KEY POINTS:
A marked reduction in New Zealand's breast cancer rate is being linked to the plummeting use of hormone replacement therapy by women.
The breast cancer rate fell 6 per cent in 2003 - the latest year for which figures are available - slightly less than the 7 per cent drop recorded in the United States.
That was the year after a large American study of combined oestrogen-progestogen HRT was stopped early because it found the treatment increased the risk of breast cancer and several other conditions.
Tighter controls were imposed on HRT, and use of its drugs - prescribed to alleviate hot flushes and other menopausal symptoms - immediately dropped.
In New Zealand, HRT prescriptions have levelled off at about a third of the number in 2001. The number of prescriptions written increased rapidly during the 1990s.
Breast cancer experts internationally are tentatively drawing a connection between declining rates of new breast cancer, especially among older women, and lower HRT use.
"There is on the face of it a decline in the numbers, which may be related since 2002 to the decline in hormone replacement therapy," said the clinical leader of the national screening unit's Breast Screen Aotearoa, Dr Madeleine Wall, yesterday.
"We need to crunch the numbers and we have to wait another year to do that, but it would be fabulous if it were proven to be true."
The screening programme detected 581 breast cancers in women aged 50 to 64 last year, compared with 623 in 2002, the peak year since the scheme started in 1998.
Dr Wall said the reduction could also be related to the mammography screening programme's having been running long enough to be past the initial increase in cancer detection that went with its introduction.
St Marks Breast Centre physician Dr Jenny O'Sullivan said: "I suspect the reduction may be in part from a reduction in hormone replacement therapy, but there may be other reasons affecting it as well."
A University of Texas study found the 7 per cent drop in the US breast cancer rate "may largely be due" to many older women stopping HRT.
The steepest breast cancer decline, of 12 per cent, was among women aged 50 to 69 with oestrogen-receptor-positive breast cancer, which depends on hormones for tumour growth.
The study's lead author, Professor Donald Berry, said that although breast cancer took a long time to develop, "here we are primarily talking about existing cancers that are fuelled by hormones and that slow or stop their growing when a source of fuel is cut".
"These existing cancers are then more likely to make it under mammography's radar."
The study which sparked the decline in HRT use recorded 38 breast cancer "events" per 10,000 women using the drugs a year, compared with 30 among those not using them - a 26.7 per cent increase in relative risk.

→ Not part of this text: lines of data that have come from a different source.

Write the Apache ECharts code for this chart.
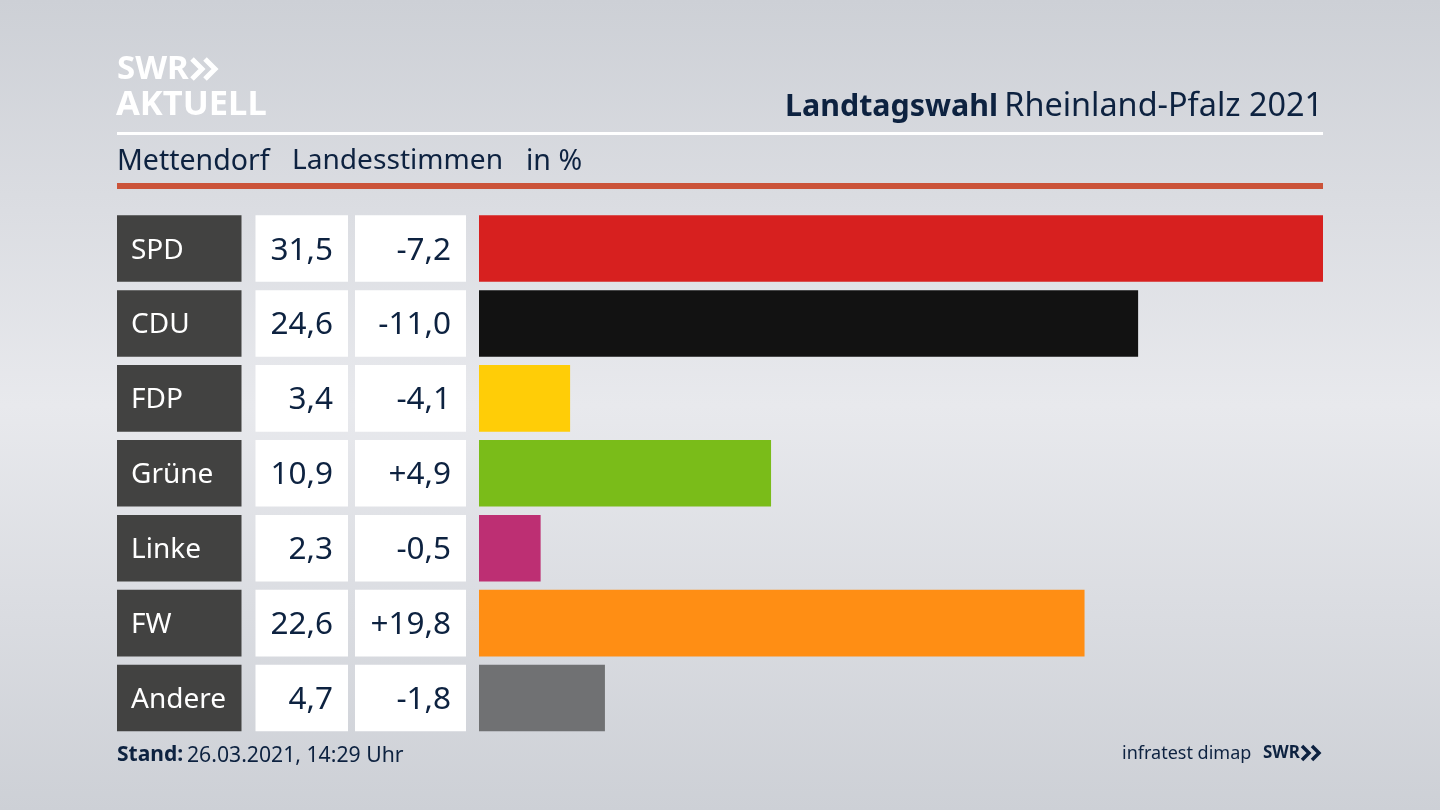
<!DOCTYPE html>
<html>
<head>
<meta charset="utf-8">
<style>html,body{margin:0;padding:0;background:#dcdee3}#chart{width:1440px;height:810px}</style>
<script src="https://cdn.jsdelivr.net/npm/echarts@6/dist/echarts.min.js"></script>
</head>
<body>
<div id="chart"></div>
<script>
var parties = ["SPD", "CDU", "FDP", "Grüne", "Linke", "FW", "Andere"];
var shares = [31.5, 24.6, 3.4, 10.9, 2.3, 22.6, 4.7];
var changes = [-7.2, -11.0, -4.1, 4.9, -0.5, 19.8, -1.8];
var partyColors = ["#d7201f", "#121212", "#ffcd07", "#7abc19", "#bd2f73", "#ff8e14", "#707173"];

var FONT = "Noto Sans";
var NAVY = "#0d2240";
var rowTop = 211.1, rowsHeight = 524.4;

function comma(v, signed) {
  var s = Math.abs(v).toFixed(1).replace(".", ",");
  if (v < 0) return "-" + s;
  return signed ? "+" + s : s;
}

// one grid per table column, all sharing the same rows
var columns = [
  { left: 117, width: 124.5 },
  { left: 255.5, width: 92.5 },
  { left: 355, width: 111 },
  { left: 479, width: 844 }
];
var grids = columns.map(function (c) {
  return { left: c.left, width: c.width, top: rowTop, height: rowsHeight };
});
var xAxes = columns.map(function (c, i) {
  return { type: "value", gridIndex: i, min: 0, max: i == 3 ? 31.5 : 1, show: false };
});
var yAxes = columns.map(function (c, i) {
  return { type: "category", gridIndex: i, data: parties, inverse: true, show: false };
});

function cells(color, valueOf) {
  return parties.map(function (p, i) {
    return { value: 1, label: { formatter: valueOf(i) }, itemStyle: { color: color } };
  });
}
var cellBar = 66.6;

function plainTitle(text, left, top, size, weight, color) {
  return {
    text: text, left: left, top: top, padding: 0,
    textStyle: { fontFamily: FONT, fontSize: size, fontWeight: weight, color: color }
  };
}

var option = {
  animation: false,
  backgroundColor: new echarts.graphic.LinearGradient(0, 0, 0, 1, [
    { offset: 0, color: "#cdd0d6" },
    { offset: 0.5, color: "#e8e9ed" },
    { offset: 1, color: "#cdd0d6" }
  ]),
  textStyle: { fontFamily: FONT },
  grid: grids,
  xAxis: xAxes,
  yAxis: yAxes,
  title: [
    plainTitle("Landtagswahl", 785, 92, 30.4, "bold", NAVY),
    {
      text: "Rheinland-Pfalz 2021",
      right: 117, top: 91, padding: 0,
      textStyle: { fontFamily: FONT, fontSize: 32.4, fontWeight: "normal", color: NAVY }
    },
    plainTitle("Mettendorf", 117, 147, 28.5, "normal", NAVY),
    plainTitle("Landesstimmen", 292, 147, 28.1, "normal", NAVY),
    plainTitle("in %", 526, 147, 28.5, "normal", NAVY),
    plainTitle("Stand:", 117, 745, 21, "bold", NAVY),
    plainTitle("26.03.2021, 14:29 Uhr", 187, 745, 21.2, "normal", NAVY),
    plainTitle("infratest dimap", 1122, 745, 18, "normal", NAVY),
    plainTitle("SWR", 1263, 745, 17, "bold", NAVY),
    plainTitle("SWR", 117, 53, 33, "bold", "#ffffff"),
    plainTitle("AKTUELL", 116, 88, 34.5, "bold", "#ffffff")
  ],
  graphic: [
    { type: "rect", shape: { x: 117, y: 132, width: 1206, height: 3 }, style: { fill: "#ffffff" } },
    { type: "rect", shape: { x: 117, y: 183, width: 1206, height: 6 }, style: { fill: "#cb5339" } },
    // logo chevrons
    { type: "polyline", shape: { points: [[192, 59], [202, 69], [192, 79]] }, style: { fill: "none", stroke: "#fff", lineWidth: 5 } },
    { type: "polyline", shape: { points: [[205, 59], [215, 69], [205, 79]] }, style: { fill: "none", stroke: "#fff", lineWidth: 5 } },
    { type: "polyline", shape: { points: [[1302, 746], [1309, 753], [1302, 760]] }, style: { fill: "none", stroke: NAVY, lineWidth: 3.5 } },
    { type: "polyline", shape: { points: [[1312, 746], [1319, 753], [1312, 760]] }, style: { fill: "none", stroke: NAVY, lineWidth: 3.5 } }
  ],
  series: [
    {
      type: "bar", xAxisIndex: 0, yAxisIndex: 0, barWidth: cellBar, silent: true,
      data: cells("#424241", function (i) { return parties[i]; }),
      label: { show: true, position: "insideLeft", distance: 14, offset: [0, 2], fontFamily: FONT, fontSize: 28, color: "#ffffff" }
    },
    {
      type: "bar", xAxisIndex: 1, yAxisIndex: 1, barWidth: cellBar, silent: true,
      data: cells("#ffffff", function (i) { return comma(shares[i], false); }),
      label: { show: true, position: "insideRight", distance: 15, offset: [0, 2], fontFamily: FONT, fontSize: 31.5, color: NAVY }
    },
    {
      type: "bar", xAxisIndex: 2, yAxisIndex: 2, barWidth: cellBar, silent: true,
      data: cells("#ffffff", function (i) { return comma(changes[i], true); }),
      label: { show: true, position: "insideRight", distance: 15, offset: [0, 2], fontFamily: FONT, fontSize: 31.5, color: NAVY }
    },
    {
      type: "bar", xAxisIndex: 3, yAxisIndex: 3, barWidth: cellBar, silent: true,
      data: shares.map(function (v, i) {
        return { value: v, itemStyle: { color: partyColors[i] } };
      })
    }
  ]
};

var chart = echarts.init(document.getElementById("chart"));
chart.setOption(option);
</script>
</body>
</html>
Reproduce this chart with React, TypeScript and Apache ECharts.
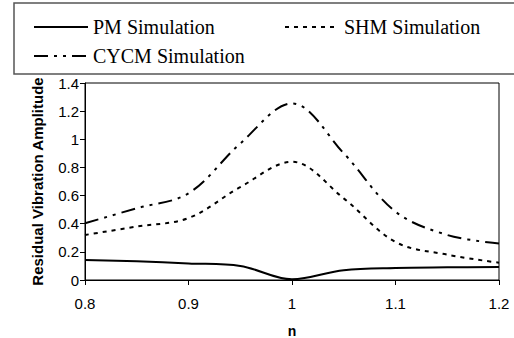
import React, { useEffect, useRef } from "react";
import * as echarts from "echarts";

const nValues = [0.8, 0.85, 0.9, 0.95, 1.0, 1.05, 1.1, 1.15, 1.2];
const pmSimulation = [0.142, 0.133, 0.118, 0.1, 0.005, 0.07, 0.086, 0.09, 0.092];
const shmSimulation = [0.32, 0.38, 0.44, 0.66, 0.84, 0.58, 0.27, 0.18, 0.123];
const cycmSimulation = [0.403, 0.51, 0.616, 0.97, 1.255, 0.9, 0.486, 0.32, 0.26];
const seriesNames = ["PM Simulation", "SHM Simulation", "CYCM Simulation"];
const yTitle = "Residual Vibration Amplitude";
const xTitle = "n";

const pair = (ys: number[]) => nValues.map((x, i) => [x, ys[i]]);

export default function App() {
  const ref = useRef<HTMLDivElement>(null);
  useEffect(() => {
    if (!ref.current) return;
    const chart = echarts.init(ref.current, undefined, { renderer: "svg" });
    const legendText = {
      fontFamily: "Liberation Serif",
      fontSize: 20,
      color: "#000",
    };
    const legendCommon = {
      orient: "horizontal" as const,
      padding: 0,
      itemWidth: 54,
      itemHeight: 14,
      itemStyle: { color: "rgba(0,0,0,0)", borderColor: "rgba(0,0,0,0)", borderWidth: 0, opacity: 0 },
      textStyle: legendText,
      selectedMode: false,
      z: 20,
    };
    chart.setOption({
      animation: false,
      backgroundColor: "#fff",
      graphic: [
        {
          type: "rect",
          shape: { x: 14, y: 3, width: 520, height: 71 },
          style: { fill: "#fff", stroke: "#555", lineWidth: 1.5 },
          z: 10,
        },
      ],
      legend: [
        { ...legendCommon, data: [seriesNames[0]], left: 33, top: 17 },
        { ...legendCommon, data: [seriesNames[1]], left: 284, top: 17 },
        { ...legendCommon, data: [seriesNames[2]], left: 33, top: 46 },
      ],
      grid: {
        left: 85,
        right: 15,
        top: 83,
        bottom: 58,
        show: true,
        borderColor: "#000",
        borderWidth: 1,
        containLabel: false,
        outerBoundsMode: "none",
      },
      xAxis: {
        type: "value",
        min: 0.8,
        max: 1.2,
        interval: 0.1,
        name: xTitle,
        nameLocation: "middle",
        nameGap: 44,
        nameTextStyle: {
          fontFamily: "Liberation Sans",
          fontWeight: "bold",
          fontSize: 14,
          color: "#000",
        },
        axisLine: { lineStyle: { color: "#000", width: 1 } },
        axisTick: { show: true, length: 5, inside: false, lineStyle: { color: "#000" } },
        axisLabel: {
          margin: 16,
          fontFamily: "Liberation Sans",
          fontSize: 15,
          color: "#000",
        },
        splitLine: { show: false },
      },
      yAxis: {
        type: "value",
        min: 0,
        max: 1.4,
        interval: 0.2,
        name: yTitle,
        nameLocation: "middle",
        nameGap: 40,
        nameTextStyle: {
          fontFamily: "Liberation Sans",
          fontWeight: "bold",
          fontSize: 15,
          color: "#000",
        },
        axisLine: { show: true, lineStyle: { color: "#000", width: 1 } },
        axisTick: { show: true, length: 5, inside: false, lineStyle: { color: "#000" } },
        axisLabel: {
          margin: 6,
          fontFamily: "Liberation Sans",
          fontSize: 15,
          color: "#000",
        },
        splitLine: { show: false },
      },
      series: [
        {
          name: seriesNames[0],
          type: "line",
          data: pair(pmSimulation),
          smooth: 0.35,
          symbol: "none",
          lineStyle: { color: "#000", width: 2, type: "solid" },
          itemStyle: { color: "#000" },
        },
        {
          name: seriesNames[1],
          type: "line",
          data: pair(shmSimulation),
          smooth: 0.35,
          symbol: "none",
          lineStyle: { color: "#000", width: 2, type: [4, 5] },
          itemStyle: { color: "#000" },
        },
        {
          name: seriesNames[2],
          type: "line",
          data: pair(cycmSimulation),
          smooth: 0.35,
          symbol: "none",
          lineStyle: { color: "#000", width: 2, type: [14, 6, 3, 6, 3, 6] },
          itemStyle: { color: "#000" },
        },
      ],
    });
    return () => chart.dispose();
  }, []);
  return <div ref={ref} style={{ width: 514, height: 338, position: "absolute", left: 0, top: 0 }} />;
}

New Zealand health authorities then warned that HRT should be used only for troublesome hot flushes and night sweats and in the lowest dose for the shortest possible time.
CANCER AND HORMONES
* New breast cancer cases per 100,000 population: 2001, 86.6; 2002, 86; 2003, 80.9. In 2003, that was 2297 women.
* 19 per cent of women aged 45-64 were using hormone replacement therapy in 1997; the figure was down to 11 per cent by late 2002.